Working with Data

Best Practices: Working with Data

Test data creation and management is often the biggest challenge when creating tests, manual or automated. For the tester, there are two problems: where do I get it, and how do I keep track of it? There are a few best practices when working with data in testing: production data, synthesized data, and partially synthesized data.

Production Data

As the name suggests, Production Data is a copy of your production database. As a tester, production data should always be your first choice.

Production data is a true representation of what your application is going to face, warts and all, once it gets released. In terms of realism, which is what you want in data, it is unmatched. Secondly, this data will generally have much more variety than what a tester can come up with, since it was entered by (hopefully many) various users.

However, there are some significant drawbacks. The data has to be periodically extracted from production. This could have an impact on operation of production (possible downtime or slowing of response time), but it will definitely result in downtime of your test environment. Other departments, namely operations, will have to be involved to make this happen, which will increase their workload.
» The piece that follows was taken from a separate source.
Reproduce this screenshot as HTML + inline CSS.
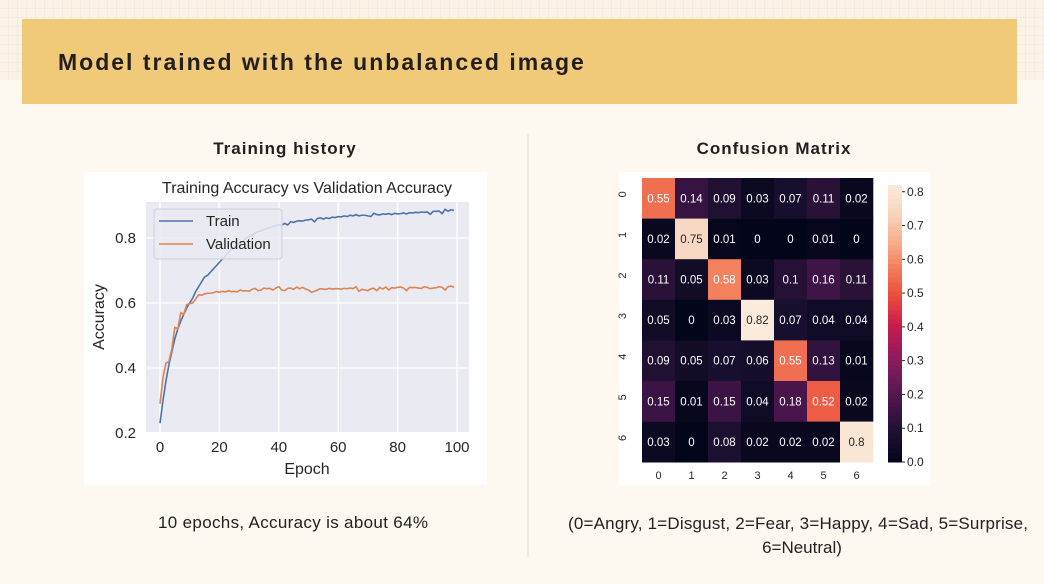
<!DOCTYPE html>
<html><head><meta charset="utf-8"><style>
body{margin:0;width:1044px;height:584px;background:#fdf9f1;overflow:hidden;font-family:"Liberation Sans",sans-serif}
svg{display:block}
</style></head><body>
<svg width="1044" height="584">
<defs>
<pattern id="grid" width="9" height="9" patternUnits="userSpaceOnUse"><path d="M9 0V9H0" fill="none" stroke="#efe3dc" stroke-width="1"/></pattern>
</defs>
<rect x="0" y="0" width="1044" height="80" fill="#fbf3e6"/>
<rect x="0" y="0" width="1044" height="80" fill="url(#grid)"/>
<rect x="22" y="19" width="995" height="85" fill="#f0ca78"/>
<text x="58" y="70" font-size="23" font-weight="bold" fill="#231f20" letter-spacing="2">Model trained with the unbalanced image</text>
<line x1="528" y1="134" x2="528" y2="557" stroke="#e2ddd5"/>
<text x="285" y="154" font-size="17" font-weight="bold" fill="#231f20" text-anchor="middle" letter-spacing="1">Training history</text>
<text x="774" y="154" font-size="17" font-weight="bold" fill="#231f20" text-anchor="middle" letter-spacing="1">Confusion Matrix</text>
<text x="293" y="528" font-size="17" fill="#222" text-anchor="middle" textLength="270">10 epochs, Accuracy is about 64%</text>
<text x="798" y="529" font-size="17" fill="#222" text-anchor="middle" textLength="460">(0=Angry, 1=Disgust, 2=Fear, 3=Happy, 4=Sad, 5=Surprise,</text>
<text x="802" y="553" font-size="17" fill="#222" text-anchor="middle">6=Neutral)</text>

<g id="lc">
<rect x="84" y="172" width="403" height="313" fill="#fff"/>
<rect x="146" y="202" width="323" height="230" fill="#eaeaf2"/>
</g>
<g id="hm">
<rect x="619" y="172" width="311" height="313" fill="#fff"/>
</g>
</svg>
<script>
const epochTicks=[0,20,40,60,80,100];
const accTicks=[0.2,0.4,0.6,0.8];
const trainAcc=[0.23,0.30,0.36,0.41,0.45,0.49,0.52,0.545,0.565,0.585,0.60,0.615,0.635,0.65,0.665,0.68,0.685,0.695,0.705,0.715,0.725,0.735,0.745,0.755,0.765,0.77,0.78,0.785,0.79,0.80,0.805,0.81,0.815,0.82,0.822,0.826,0.83,0.832,0.835,0.838,0.84,0.84,0.845,0.84,0.85,0.848,0.852,0.853,0.852,0.855,0.856,0.858,0.85,0.86,0.862,0.858,0.862,0.86,0.864,0.863,0.866,0.865,0.868,0.866,0.87,0.868,0.872,0.868,0.87,0.87,0.868,0.866,0.876,0.872,0.871,0.874,0.873,0.875,0.872,0.876,0.874,0.875,0.877,0.874,0.878,0.877,0.879,0.878,0.88,0.879,0.88,0.873,0.882,0.882,0.883,0.875,0.888,0.882,0.887,0.885];
const valAcc=[0.29,0.37,0.415,0.42,0.46,0.525,0.52,0.57,0.565,0.595,0.598,0.60,0.612,0.625,0.624,0.628,0.63,0.63,0.632,0.635,0.633,0.636,0.634,0.638,0.635,0.636,0.634,0.64,0.637,0.638,0.636,0.642,0.645,0.638,0.64,0.646,0.644,0.645,0.64,0.646,0.65,0.64,0.638,0.645,0.646,0.642,0.649,0.644,0.648,0.643,0.64,0.633,0.636,0.64,0.644,0.643,0.642,0.645,0.643,0.644,0.644,0.643,0.645,0.644,0.646,0.644,0.65,0.636,0.642,0.64,0.638,0.644,0.645,0.638,0.648,0.643,0.649,0.64,0.647,0.646,0.648,0.649,0.646,0.638,0.648,0.647,0.648,0.646,0.645,0.65,0.648,0.644,0.646,0.647,0.65,0.648,0.64,0.65,0.652,0.648];
const NS="http://www.w3.org/2000/svg";
function mk(p,t,a){const e=document.createElementNS(NS,t);for(const k in a)e.setAttribute(k,a[k]);p.appendChild(e);return e;}
const lc=document.getElementById('lc');
const X=v=>160+(v/100)*297, Y=v=>433-(v-0.2)/0.2*65;
epochTicks.forEach(t=>{const l=mk(lc,'line',{x1:X(t),x2:X(t),y1:202,y2:432,stroke:'#fff','stroke-width':1.3});

const tx=mk(lc,'text',{x:X(t),y:452,'font-size':15,fill:'#262626','text-anchor':'middle'});tx.textContent=t;
});
accTicks.forEach(t=>{if(t>0.21){const l=mk(lc,'line',{x1:146,x2:469,y1:Y(t),y2:Y(t),stroke:'#fff','stroke-width':1.3});
}
const tx=mk(lc,'text',{x:136,y:Y(t)+5,'font-size':15,fill:'#262626','text-anchor':'end'});tx.textContent=t.toFixed(1);
});
function line(arr,c,n){const p=mk(lc,'polyline',{points:arr.map((v,i)=>X(i)+','+Y(v)).join(' '),fill:'none',stroke:c,'stroke-width':1.6});
}
line(trainAcc,'#4c72b0','train-line');line(valAcc,'#dd8452','validation-line');
const lg=mk(lc,'g',{});
mk(lg,'rect',{x:154,y:209,width:128,height:50,rx:3,fill:'#eaeaf2','fill-opacity':0.85,stroke:'#d0d0d8'});
mk(lg,'line',{x1:159,x2:193,y1:221,y2:221,stroke:'#4c72b0','stroke-width':1.6});
mk(lg,'line',{x1:159,x2:193,y1:244,y2:244,stroke:'#dd8452','stroke-width':1.6});
let t1=mk(lg,'text',{x:206,y:226,'font-size':15,fill:'#262626'});t1.textContent='Train';
let t2=mk(lg,'text',{x:206,y:249,'font-size':15,fill:'#262626'});t2.textContent='Validation';
let tt=mk(lc,'text',{x:307,y:193,'font-size':16,fill:'#262626','text-anchor':'middle'});tt.textContent='Training Accuracy vs Validation Accuracy';

let xt=mk(lc,'text',{x:307,y:474,'font-size':16,fill:'#262626','text-anchor':'middle'});xt.textContent='Epoch';

let yt=mk(lc,'text',{x:104,y:317,'font-size':16,fill:'#262626','text-anchor':'middle',transform:'rotate(-90 104 317)'});yt.textContent='Accuracy';


// heatmap
const classLabels=['0','1','2','3','4','5','6'];
const cbTicks=[0,0.1,0.2,0.3,0.4,0.5,0.6,0.7,0.8];
const matrix=[[0.55,0.14,0.09,0.03,0.07,0.11,0.02],[0.02,0.75,0.01,0,0,0.01,0],[0.11,0.05,0.58,0.03,0.1,0.16,0.11],[0.05,0,0.03,0.82,0.07,0.04,0.04],[0.09,0.05,0.07,0.06,0.55,0.13,0.01],[0.15,0.01,0.15,0.04,0.18,0.52,0.02],[0.03,0,0.08,0.02,0.02,0.02,0.8]];
const stops=[[0,[3,5,26]],[0.1,[28,16,48]],[0.2,[65,20,72]],[0.3,[108,26,88]],[0.4,[153,27,90]],[0.5,[203,27,79]],[0.6,[234,77,58]],[0.7,[243,125,90]],[0.8,[246,177,143]],[0.9,[248,213,189]],[1,[250,235,221]]];
function rocket(v){v=Math.max(0,Math.min(1,v/0.82));for(let i=1;i<stops.length;i++){if(v<=stops[i][0]){const a=stops[i-1],b=stops[i],f=(v-a[0])/(b[0]-a[0]);return 'rgb('+a[1].map((c,k)=>Math.round(c+(b[1][k]-c)*f)).join(',')+')';}}return 'rgb(250,235,221)';}
const hm=document.getElementById('hm');
const CX=i=>642+i*33, CY=i=>178+i*40.6, CW=33, CH=40.6;
matrix.forEach((row,r)=>row.forEach((v,c)=>{
const rc=mk(hm,'rect',{x:CX(c),y:CY(r),width:CW+0.3,height:CH+0.3,fill:rocket(v)});

const t=mk(hm,'text',{x:CX(c)+CW/2,y:CY(r)+CH/2+4,'font-size':11.5,'text-anchor':'middle',fill:v>0.6?'#262626':'#fff'});t.textContent=String(v);
}));
classLabels.forEach((l,i)=>{
const a=mk(hm,'text',{x:CX(i)+CW/2,y:479,'font-size':11,fill:'#262626','text-anchor':'middle'});a.textContent=l;

const yy=CY(i)+CH/2;const b=mk(hm,'text',{x:630,y:yy,'font-size':11,fill:'#262626','text-anchor':'middle',transform:'rotate(-90 626 '+yy+')'});b.textContent=l;
});
const CB=v=>462-(v/0.82)*277;
for(let k=0;k<60;k++){const v0=k/60*0.82,v1=(k+1)/60*0.82;const r=mk(hm,'rect',{x:888,y:CB(v1),width:14,height:CB(v0)-CB(v1)+0.5,fill:rocket((v0+v1)/2)});
}
cbTicks.forEach(t=>{mk(hm,'line',{x1:902,x2:905,y1:CB(t),y2:CB(t),stroke:'#262626'});
const tx=mk(hm,'text',{x:907,y:CB(t)+4,'font-size':12,fill:'#262626'});tx.textContent=t.toFixed(1);
});
</script>
</body></html>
There are also privacy concerns as production data could potentially include personal information, such as tax identification numbers, dates of birth, credit card numbers, et c. This personal information would have to be obfuscated before importing it into the test environment, adding further workload for the operations people. Make sure you account for all this when giving time estimates.

Synthesized Data

Synthezied data is data that is created specifically for testing. There are situations when production data is not an option: the production database is too large, certain data is not available (for example edge cases, or boundary tests), or data is not yet available (for new features or new products). When synthesizing new data, you normally want to give preference to doing so through the API, rather than writing the data directly into the database. This will ensure correct key constraints are observed; if not, you just discovered a bug!

When you are developing CRUD tests this will mean using synthesized data. If you take a subset of your CRUD tests – just the create and read operations – you can use those as data-load operations, which can be used in subsequent testing. (See the Best Practices section article Structuring Your Tests.)

Partially Synthesized Data

Partially synthesized data is a blend between synthesized data and production data — it's a trade-off. This approach is used when both the size of the production database is prohibitively large and the data is also so complex that synthesizing it isn't practical either.

Imagine this scenario: You are tasked with testing multiple applications in a bank, specifically concentrating on interactions between checking, saving, mortgage, investing, payment, and other accounts. In a real bank each of these is normally handled not only by separate business units, but by completely different systems and APIs. You will hopefully be given business requirements, but will have to get clarifications from the business side.

The clarifications will probably be accompanied by real-world examples, and you can turn to the specification by example method. (See the the World Of API Testing section article Test First.)

With help from your business colleagues, you select several real-world customer accounts, that have enough real-world variety in their data to be able to cover most of your examples in the specification. You can match up selected users to story scenarios, and instead of writing your user stories as: “As a user that has a savings account with >$1million, and an investment account, and this situation, and that portfolio, I want to ...”, you can to write your user stories as “As John Dean, I want to ...”

Once business, test, and development all come to an agreement on what are the exact attributes of this fictional John Dean (due to privacy laws, you never want to use real customers), your user stories will begin to be much more concise. This is called Persona-Driven Development. You can then send a request to operations to extract all the users with particular IDs, and all of their associated accounts and transactions, obfuscate their personal information according to your security department guidelines, and import only that data into the test environment.

Tracking the Data

Regardless of where the data came from, your framework has to keep track of it somehow.

The most common method to track test data is in a separate resource file – an Excel spreadsheet, and XML formatted file, or even just a JSON key-value pair file. In this approach the external resource file contains all the test data that is present in the test environment database. The test framework reads and parses this resource file and then feeds that into the individual calls and checks the responses for expected outputs, which are also part of the resource file.

The biggest problem with this approach is that the resource file has to be synchronized with the database that the application uses. This synchronization can become difficult for complex data sets, or in the case of multiple test environments it can become a nightmare.

A better solution is not use any external resource, and just use the application database itself. The test framework, instead of reading and parsing the resource file, would just make a call to fetch back (or even synthesize) the data that a particular test needs. Since the data is retrieved on the fly, there is no need to worry about the data ever being outdated.

As you use partially synthesized data and concise user stories, your automated tests start to become equally concise. You only need to keep track of your users (either in a very small resource file, or just parametrized into a few variables right in the test source code) and then use the APIs to find anything else your test might need.

Data specification

Specification of test data is just as important as specification of test cases. Defining the source (real-world or synthetic) is sometimes dictated by the situation; in case where either source will do, real-world data should be given preference. Closely linking your test data to your test cases will make your test cases more concise, less verbose, and easier to understand by non-technical team members.